Его переполняла светлая радость, когда он возвращался к себе в Клементьево. Сознание того, что он только что сделал правильный выбор, вызвало воодушевление. Оставалось только написать Марье Филипповне, извиниться за свой неуместный душевный порыв и постараться сосредоточиться на мыслях о будущем с Натали. Мишель с самого начала знал, что княжна Урусова станет ему замечательной женой, мало того, положение, занимаемое в обществе семейством Урусовых, и ему самому открывало весьма многообещающие перспективы.

Но хорошее настроение исчезло без следа, как только он взялся писать письмо Марье Филипповне. Он не мог не думать о ней, когда мучительно подбирал слова, дабы не задеть её чувств, не обидеть ненароком. Довольно уже и того, что наговорил ей на берегу реки, когда пребывал в страшном смущении оттого, что князь Урусов застал его в столь щекотливой ситуации.

Он много раз начинал писать, но всякий раз рвал бумагу на мелкие клочки. Всё то, что он писал, было неправдой, а горькая истина состояла в том, что стоило ему только остаться наедине со своими мыслями о mademoiselle Ракитиной, и он уже не мог думать о Наталье, о том, как хорошо им будет, когда они, наконец, поженятся. Все его помыслы вновь и вновь обращались к Марье Филипповне. Он даже позволил себе мечтать о том, что она станет хозяйкой Клементьево, и с какой гордостью он представит её матери и брату.

В конечном итоге он написал всё то, что думал, так, как оно есть и, не давая себе времени передумать, тотчас отправил мальчишку, сына местного конюха, в Ракитино. Он и не надеялся на ответ, а ежели и ждал, то вовсе не тот, что получил. Ответ Марьи Филипповны не разрывал связи между ними, не ставил точку в их отношениях, напротив, он стал очередной вехой, ступенькой, ведущей в неизведанное будущее. Это будущее представлялось ему теперь в виде развилки дороги: коли он выберет Натали, то и дорога эта просматривалась отчётливо и ясно, а ежели mademoiselle Ракитину, то дорога эта тонула в тумане сомнений и неопределённости. Можно было вовсе не отвечать на её письмо, ведь, по сути, оно не требовало ответа, и можно было его счесть таким же прощальным жестом, каким было его собственное послание. Но его неодолимо тянуло увидеться с Марьей ещё раз.

Потому наутро следующего дня он, как и обещал, отправился к условленному месту свидания, впрочем, не особо надеясь, что она придёт. Утро выдалось туманным и промозглым. Привязав вороного у клёна, что рос на берегу, Михаил Алексеевич по камешкам перебрался на другую сторону и шагнул на лесную тропинку, ведущую в Ракитино. Скопившаяся на листьях деревьев влага, срываясь крупными каплями, оставляла мокрые следы на его светло-сером сюртуке. Соколинский поёжился, вглядываясь в белёсую мглу, что окружала его со всех сторон.

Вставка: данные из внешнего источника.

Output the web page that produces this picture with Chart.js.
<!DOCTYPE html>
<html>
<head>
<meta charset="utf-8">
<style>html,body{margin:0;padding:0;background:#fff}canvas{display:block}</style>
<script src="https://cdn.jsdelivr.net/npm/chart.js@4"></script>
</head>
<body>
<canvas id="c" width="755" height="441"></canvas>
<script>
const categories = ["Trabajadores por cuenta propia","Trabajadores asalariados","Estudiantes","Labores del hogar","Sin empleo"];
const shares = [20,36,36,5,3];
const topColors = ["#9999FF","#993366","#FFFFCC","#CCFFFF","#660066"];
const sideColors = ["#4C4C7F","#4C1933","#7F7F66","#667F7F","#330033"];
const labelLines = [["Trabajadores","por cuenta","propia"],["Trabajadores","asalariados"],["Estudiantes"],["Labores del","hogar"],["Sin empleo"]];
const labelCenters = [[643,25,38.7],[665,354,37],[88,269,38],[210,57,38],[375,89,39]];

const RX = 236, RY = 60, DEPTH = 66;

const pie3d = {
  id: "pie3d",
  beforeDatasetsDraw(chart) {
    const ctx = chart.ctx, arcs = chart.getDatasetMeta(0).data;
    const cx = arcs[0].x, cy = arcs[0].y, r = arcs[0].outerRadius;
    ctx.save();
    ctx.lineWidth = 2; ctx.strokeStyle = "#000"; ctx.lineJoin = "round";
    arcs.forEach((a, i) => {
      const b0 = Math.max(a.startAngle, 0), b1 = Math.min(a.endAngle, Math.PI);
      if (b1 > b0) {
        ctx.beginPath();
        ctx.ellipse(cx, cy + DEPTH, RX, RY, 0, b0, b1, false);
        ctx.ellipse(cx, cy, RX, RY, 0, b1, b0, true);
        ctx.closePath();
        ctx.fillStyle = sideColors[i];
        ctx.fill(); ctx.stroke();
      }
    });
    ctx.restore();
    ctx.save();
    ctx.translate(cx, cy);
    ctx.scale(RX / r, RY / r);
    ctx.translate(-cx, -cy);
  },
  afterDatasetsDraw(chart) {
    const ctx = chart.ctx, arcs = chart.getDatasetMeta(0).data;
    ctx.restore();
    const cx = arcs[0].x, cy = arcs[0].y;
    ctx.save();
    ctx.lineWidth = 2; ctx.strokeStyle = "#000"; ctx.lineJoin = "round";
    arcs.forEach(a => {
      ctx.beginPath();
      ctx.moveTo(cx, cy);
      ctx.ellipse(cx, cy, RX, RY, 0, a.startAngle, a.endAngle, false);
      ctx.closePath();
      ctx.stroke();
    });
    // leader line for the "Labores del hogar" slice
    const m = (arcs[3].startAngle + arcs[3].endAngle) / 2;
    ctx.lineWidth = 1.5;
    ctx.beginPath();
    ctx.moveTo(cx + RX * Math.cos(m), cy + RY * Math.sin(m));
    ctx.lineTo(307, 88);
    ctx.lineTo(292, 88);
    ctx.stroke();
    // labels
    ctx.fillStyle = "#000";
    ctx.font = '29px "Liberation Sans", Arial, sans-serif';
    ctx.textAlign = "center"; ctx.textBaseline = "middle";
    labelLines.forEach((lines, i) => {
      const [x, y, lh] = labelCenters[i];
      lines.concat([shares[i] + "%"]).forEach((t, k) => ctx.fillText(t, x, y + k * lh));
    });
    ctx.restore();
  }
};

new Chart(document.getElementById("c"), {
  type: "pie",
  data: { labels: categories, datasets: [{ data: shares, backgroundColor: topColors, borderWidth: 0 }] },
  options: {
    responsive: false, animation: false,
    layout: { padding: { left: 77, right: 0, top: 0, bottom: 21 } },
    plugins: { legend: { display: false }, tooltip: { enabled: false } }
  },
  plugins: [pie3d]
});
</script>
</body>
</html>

Послышались лёгкие шаги, и вскоре из-за деревьев показалась Марья Филипповна. Простое светло-голубое платье удивительным образом подчёркивало её природную красоту. Русые кудри от влаги завились мелкими кольцами и красиво обрамляли бледное, словно фарфор, лицо. Марья Филипповна остановилась в нескольких шагах от него, робкая улыбка скользнула по её губам:

- Надеюсь, я не заставила ждать вас слишком долго? – Разглядывая из-под ресниц своего vis-a-vis, поинтересовалась она.

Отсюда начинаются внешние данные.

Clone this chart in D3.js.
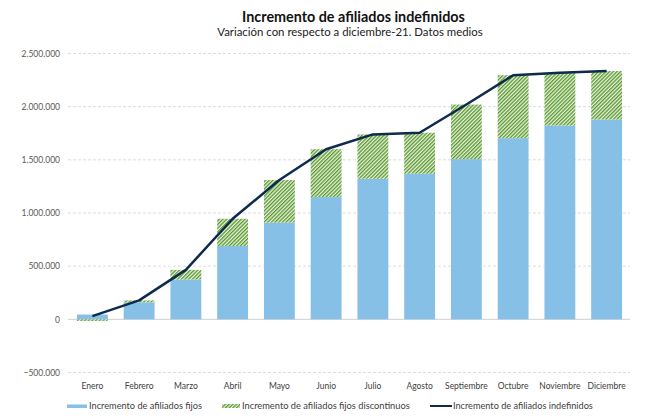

- Вас я готов ждать сколько угодно, - Соколинский приблизился к ней и, прикоснувшись в протянутой руке, едва дотронулся губами до трепещущих пальцев.

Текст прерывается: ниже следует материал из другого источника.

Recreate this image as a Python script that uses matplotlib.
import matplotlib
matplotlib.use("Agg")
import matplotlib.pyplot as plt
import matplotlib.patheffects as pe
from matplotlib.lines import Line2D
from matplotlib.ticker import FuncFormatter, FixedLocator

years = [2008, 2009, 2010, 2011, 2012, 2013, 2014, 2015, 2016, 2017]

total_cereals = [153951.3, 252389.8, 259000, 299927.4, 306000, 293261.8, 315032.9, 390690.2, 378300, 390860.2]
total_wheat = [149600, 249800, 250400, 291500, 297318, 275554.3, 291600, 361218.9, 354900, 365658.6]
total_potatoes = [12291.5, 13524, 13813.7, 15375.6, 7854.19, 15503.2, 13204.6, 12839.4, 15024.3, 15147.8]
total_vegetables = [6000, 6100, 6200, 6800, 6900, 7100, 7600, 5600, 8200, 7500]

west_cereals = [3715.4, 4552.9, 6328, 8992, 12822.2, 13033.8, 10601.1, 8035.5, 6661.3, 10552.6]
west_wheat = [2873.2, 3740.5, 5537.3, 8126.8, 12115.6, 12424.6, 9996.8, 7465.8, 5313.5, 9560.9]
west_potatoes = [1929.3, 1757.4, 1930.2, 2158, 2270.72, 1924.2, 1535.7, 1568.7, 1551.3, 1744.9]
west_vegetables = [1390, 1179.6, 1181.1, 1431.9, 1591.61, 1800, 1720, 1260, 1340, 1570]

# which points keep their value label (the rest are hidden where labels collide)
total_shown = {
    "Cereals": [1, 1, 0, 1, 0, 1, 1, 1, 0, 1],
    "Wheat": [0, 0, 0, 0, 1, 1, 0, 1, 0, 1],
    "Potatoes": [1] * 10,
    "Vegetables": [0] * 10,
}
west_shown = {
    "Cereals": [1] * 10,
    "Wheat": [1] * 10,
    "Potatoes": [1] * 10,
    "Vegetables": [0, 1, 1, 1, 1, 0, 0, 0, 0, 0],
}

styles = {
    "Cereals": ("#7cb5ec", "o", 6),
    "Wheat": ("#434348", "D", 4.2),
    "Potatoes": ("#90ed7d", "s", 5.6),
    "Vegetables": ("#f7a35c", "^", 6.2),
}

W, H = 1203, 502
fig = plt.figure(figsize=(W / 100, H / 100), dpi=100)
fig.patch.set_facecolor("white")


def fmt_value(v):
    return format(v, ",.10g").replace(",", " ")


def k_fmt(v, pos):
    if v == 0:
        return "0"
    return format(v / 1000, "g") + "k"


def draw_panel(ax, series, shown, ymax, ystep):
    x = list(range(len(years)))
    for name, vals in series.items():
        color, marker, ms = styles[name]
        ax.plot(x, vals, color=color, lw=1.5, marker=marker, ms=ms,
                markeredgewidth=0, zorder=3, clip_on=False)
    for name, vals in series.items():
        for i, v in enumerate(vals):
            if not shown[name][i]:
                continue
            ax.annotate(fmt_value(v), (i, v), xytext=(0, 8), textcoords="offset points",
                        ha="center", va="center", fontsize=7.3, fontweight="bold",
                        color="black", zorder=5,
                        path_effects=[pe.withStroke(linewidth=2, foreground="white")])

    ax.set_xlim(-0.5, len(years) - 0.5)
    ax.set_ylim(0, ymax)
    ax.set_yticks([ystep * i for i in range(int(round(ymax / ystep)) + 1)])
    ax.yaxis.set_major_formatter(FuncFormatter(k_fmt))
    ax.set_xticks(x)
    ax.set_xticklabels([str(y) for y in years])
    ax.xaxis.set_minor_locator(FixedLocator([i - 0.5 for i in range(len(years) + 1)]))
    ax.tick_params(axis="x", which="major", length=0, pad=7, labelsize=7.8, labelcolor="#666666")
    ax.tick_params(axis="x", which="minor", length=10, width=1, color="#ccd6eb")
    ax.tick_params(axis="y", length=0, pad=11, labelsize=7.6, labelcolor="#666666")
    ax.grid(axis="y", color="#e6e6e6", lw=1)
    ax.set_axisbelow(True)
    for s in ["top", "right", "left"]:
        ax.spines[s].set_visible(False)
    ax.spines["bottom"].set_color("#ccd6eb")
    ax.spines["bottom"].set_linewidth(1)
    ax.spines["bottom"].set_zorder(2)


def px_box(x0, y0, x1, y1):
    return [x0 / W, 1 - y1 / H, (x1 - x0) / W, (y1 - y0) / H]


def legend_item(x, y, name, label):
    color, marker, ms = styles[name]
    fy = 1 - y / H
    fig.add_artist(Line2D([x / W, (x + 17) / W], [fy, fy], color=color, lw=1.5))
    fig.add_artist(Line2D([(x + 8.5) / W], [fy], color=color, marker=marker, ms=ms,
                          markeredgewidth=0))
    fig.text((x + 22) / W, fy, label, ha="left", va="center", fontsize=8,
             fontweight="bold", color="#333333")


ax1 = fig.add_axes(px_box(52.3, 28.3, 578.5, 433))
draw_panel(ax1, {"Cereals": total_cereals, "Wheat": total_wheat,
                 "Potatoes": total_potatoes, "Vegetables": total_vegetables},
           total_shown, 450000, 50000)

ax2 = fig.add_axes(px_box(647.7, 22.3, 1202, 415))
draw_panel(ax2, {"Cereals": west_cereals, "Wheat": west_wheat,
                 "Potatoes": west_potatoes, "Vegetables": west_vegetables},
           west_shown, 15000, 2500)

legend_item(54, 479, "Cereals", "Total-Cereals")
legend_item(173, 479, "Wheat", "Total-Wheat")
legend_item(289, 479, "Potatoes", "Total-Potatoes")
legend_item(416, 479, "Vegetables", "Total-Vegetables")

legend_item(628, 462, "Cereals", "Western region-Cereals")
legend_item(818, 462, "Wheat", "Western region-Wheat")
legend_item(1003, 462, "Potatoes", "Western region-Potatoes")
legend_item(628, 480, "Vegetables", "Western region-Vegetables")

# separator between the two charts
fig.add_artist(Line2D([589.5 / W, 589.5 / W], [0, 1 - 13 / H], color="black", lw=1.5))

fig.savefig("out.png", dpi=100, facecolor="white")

На сей раз Марья Филипповна выглядела утончённой барышней, платье более скрывало, чем подчёркивало формы, что так запомнились Михаилу Алексеевичу в их прошлую встречу. Соколинский поймал себя на мысли, что уже не может смотреть на неё иначе. Она более не была для него прелестной незнакомкой, а стала куда ближе, чем его наречённая. Стоило прикрыть глаза, вдохнуть тонкий аромат, и воспоминания о том, как сжимал в объятьях стройный стан, целовал тёплую, пахнущую резедой кожу, нахлынули с новой силою.

Испугавшись силы того влечения, что она пробуждала в нём, Михаил Алексеевич выпустил её ладонь. Повисла неловкая пауза. Марья Филипповна опустила голову, уставившись на носочки светлых сафьяновых туфелек, поворачивая в руках выточенную из дерева рукоять кружевного зонтика.